Here is how RSS turned humble lungi into  a divisive political tool
Author
Thiruvananthapuram, First Published Jan 5, 2017, 5:20 PM IST

Four youths including media students were allegedly detained for hours and roughed up by a group of RSS-BJP men at Kasargod on Wednesday. The youths were targeted for wearing red Mundu (lungi) in a village controlled by the saffron party. The most disturbing part of the episode was that the ruffians singled out non-Hindus in the group,harassed.  

 

Jaffrin in hospital

The youths, including a female student, were held up by nearly 40 BJP-RSS men in a Sangh Parivar stronghold at Kanhangad in Kasargod. "How dare you enter our village in red Mundu," the BJP workers asked Jaffrin, who was clad in red.  The miscreants also wanted him to remove it and manhandled him when he refused.
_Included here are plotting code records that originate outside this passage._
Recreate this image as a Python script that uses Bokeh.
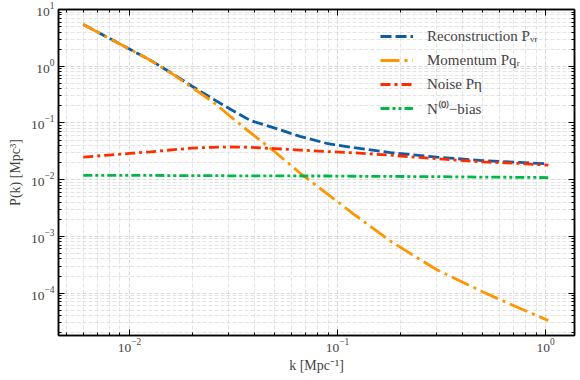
from bokeh.plotting import figure
from bokeh.models import Range1d, FixedTicker, LogAxis, LogTickFormatter, Legend, LegendItem
from bokeh.embed import file_html
from bokeh.resources import INLINE

# ---- data ----
k = [0.006, 0.008, 0.01, 0.0126, 0.016, 0.02, 0.025, 0.03, 0.038, 0.05,
     0.066, 0.09, 0.12, 0.18, 0.3, 0.5, 0.75, 1.03]
recon = [5.45, 3.1, 2.01, 1.28, 0.75, 0.443, 0.27, 0.182, 0.111, 0.081,
         0.058, 0.043, 0.0367, 0.030, 0.0249, 0.0217, 0.0202, 0.019]
momentum = [5.45, 3.1, 2.01, 1.27, 0.74, 0.42, 0.24, 0.138, 0.068, 0.031,
            0.0131, 0.0055, 0.00245, 0.00082, 0.000258, 0.000105, 0.000054, 0.000033]
noise = [0.025, 0.0272, 0.029, 0.031, 0.0336, 0.036, 0.0372, 0.0377, 0.0372, 0.0353,
         0.0332, 0.0313, 0.0298, 0.027, 0.0234, 0.0206, 0.0193, 0.018]
n0bias = [0.0119, 0.0119, 0.0119, 0.0119, 0.0118, 0.0118, 0.0118, 0.0117, 0.0117, 0.0117,
          0.0116, 0.0116, 0.0115, 0.0114, 0.0113, 0.0111, 0.0110, 0.0109]

labels = ["Reconstruction P\u1d65\u1d63", "Momentum Pq\u1d63", "Noise P\u03b7", "N\u207d\u2070\u207e\u2212bias"]
colors = ["#0C5DA5", "#FF9500", "#FF2C00", "#00B945"]
dashes = ["11 4", "19 5 3 5", "10 4 3 4", "9 3 3 3 3 3"]

x_major = [1e-2, 1e-1, 1e0]
y_major = [1e-4, 1e-3, 1e-2, 1e-1, 1e0, 1e1]

FONT = "Liberation Serif"

p = figure(width=580, height=380, x_axis_type="log", y_axis_type="log",
           x_range=Range1d(0.00456, 1.377), y_range=Range1d(1.79e-5, 10),
           output_backend="svg", toolbar_location=None,
           min_border_left=58, min_border_right=6, min_border_top=9, min_border_bottom=45)

def minors(lo_exp, hi_exp):
    out = []
    for e in range(lo_exp, hi_exp + 1):
        for m in range(2, 10):
            out.append(m * 10.0 ** e)
    return out

xt = FixedTicker(ticks=x_major, minor_ticks=minors(-3, -1))
yt = FixedTicker(ticks=y_major, minor_ticks=minors(-5, 0))

renderers = []
for ys, c, d in zip([recon, momentum, noise, n0bias], colors, dashes):
    r = p.line(k, ys, line_color=c, line_width=2.8, line_dash=d)
    renderers.append(r)

# axes styling
for ax, t in [(p.xaxis[0], xt), (p.yaxis[0], yt)]:
    ax.ticker = t
    ax.formatter = LogTickFormatter()
    ax.major_tick_in = 6
    ax.major_tick_out = 0
    ax.minor_tick_in = 3
    ax.minor_tick_out = 0
    ax.axis_line_width = 1.5
    ax.major_tick_line_width = 1
    ax.minor_tick_line_width = 1
    ax.major_label_text_font = FONT
    ax.major_label_text_font_size = "13.5px"
    ax.axis_label_text_font = FONT
    ax.axis_label_text_font_size = "14px"
    ax.axis_label_text_font_style = "normal"

p.xaxis[0].major_label_standoff = 3
p.xaxis[0].axis_label_standoff = 3
p.yaxis[0].major_label_standoff = 4
p.yaxis[0].axis_label_standoff = 5

p.xaxis[0].axis_label = "k [Mpc\u207b\u00b9]"
p.yaxis[0].axis_label = "P(k) [Mpc\u00b3]"

top = LogAxis(ticker=xt, formatter=LogTickFormatter(), major_label_text_font_size="1px",
              major_label_text_color=None,
              major_tick_in=6, major_tick_out=0, minor_tick_in=3, minor_tick_out=0,
              major_label_standoff=0, axis_line_width=1.5)
right = LogAxis(ticker=yt, formatter=LogTickFormatter(), major_label_text_font_size="1px",
                major_label_text_color=None,
                major_tick_in=6, major_tick_out=0, minor_tick_in=3, minor_tick_out=0,
                major_label_standoff=0, axis_line_width=1.5)
p.add_layout(top, "above")
p.add_layout(right, "right")

# grid
for g, t in [(p.xgrid[0], xt), (p.ygrid[0], yt)]:
    g.ticker = t
    g.grid_line_color = "#cfcfcf"
    g.grid_line_dash = "4 2"
    g.grid_line_width = 0.8
    g.minor_grid_line_color = "#dcdcdc"
    g.minor_grid_line_dash = "4 2"
    g.minor_grid_line_width = 0.8

p.outline_line_color = "black"
p.outline_line_width = 1.5
p.background_fill_color = "white"
p.border_fill_color = "white"

legend = Legend(items=[LegendItem(label=l, renderers=[r]) for l, r in zip(labels, renderers)],
                location=(314, 209), background_fill_alpha=0, border_line_alpha=0,
                label_text_font=FONT, label_text_font_size="15px",
                glyph_width=33, glyph_height=20, label_standoff=14, spacing=4,
                padding=8, margin=0)
p.add_layout(legend)

open("out.html", "w").write(file_html(p, INLINE))
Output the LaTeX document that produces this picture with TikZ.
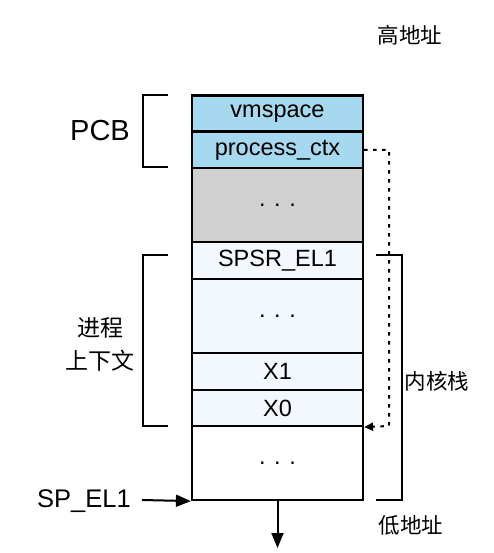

The female student and a woman who tried to save the youths from the gang were also attacked. 

 

Jaffrin was later admitted to a hospital in Kannur. The victims said that they went to the village to prepare a documentary on the Theyyam festival. 

 

The brazen attack over the colour of Mundu also shows that the rivalry and hatred between the CPM and Sangh Parivar in the northern districts of Kerala are spreading like cancer claiming new victims and creating a new set of norms and symbols that could trigger violence any time. The political hotheads are making their rules and targeting others for not complying with them.  

 

Keralites generally wear red, saffron and green cotton Mundu as an informal attire, irrespective of political allegiance. But in the politically sensitive northern districts where the parties take pride in controlling their 'party boroughs' as quasi-governments, certain colours and symbols do matter.

 
Sangh Parivar activists used to wear Saffron lungi for their programmes. But it was not their monopoly, and even Communists used to wear it. As the Sangh willfully making its presence felt across the state and the Sanghis increasingly making their political inclinations public, they started to flash their symbols without inhibition- saffron Mundu with a white shirt, pink tilak on forehead and rakhis (Raksha Bandhan) tied to their hands throughout the year! When the Sangh Parivar men began asserting their symbols in public, general public started to avoid such signs that were once ‘secular.’ Saffron Mundu was the first casualty of this appropriation. 

 

A couple of years back, some weavers in Kannur, the forte of CPM, introduced a red variant of the cotton Mundu and it trended among youths in the party within no time. It soon became a dress code of sorts among young comrades there. A good number of CPM supporters shunned saffron Mundu and opted the flashy red ones. Local party leaders unofficially instructed their men to come in red at party programmes. Gradually youths clad in red Mundu paraded in party processions.

 

Ideologies and democratic debates take a back seat when a cannibalistic rivalry becomes the innate motivation for political activity. A set of symbols- uniforms, insignia, subtle mannerisms, unique ways of greeting and secret codes that allow you to differentiate your men from enemies are signs- of your organisation gaining strength.

 

But the proliferation of these symbols as a project and the deliberate attempts to assert them in public are signposts to burrows where those terracotta warriors are lined up.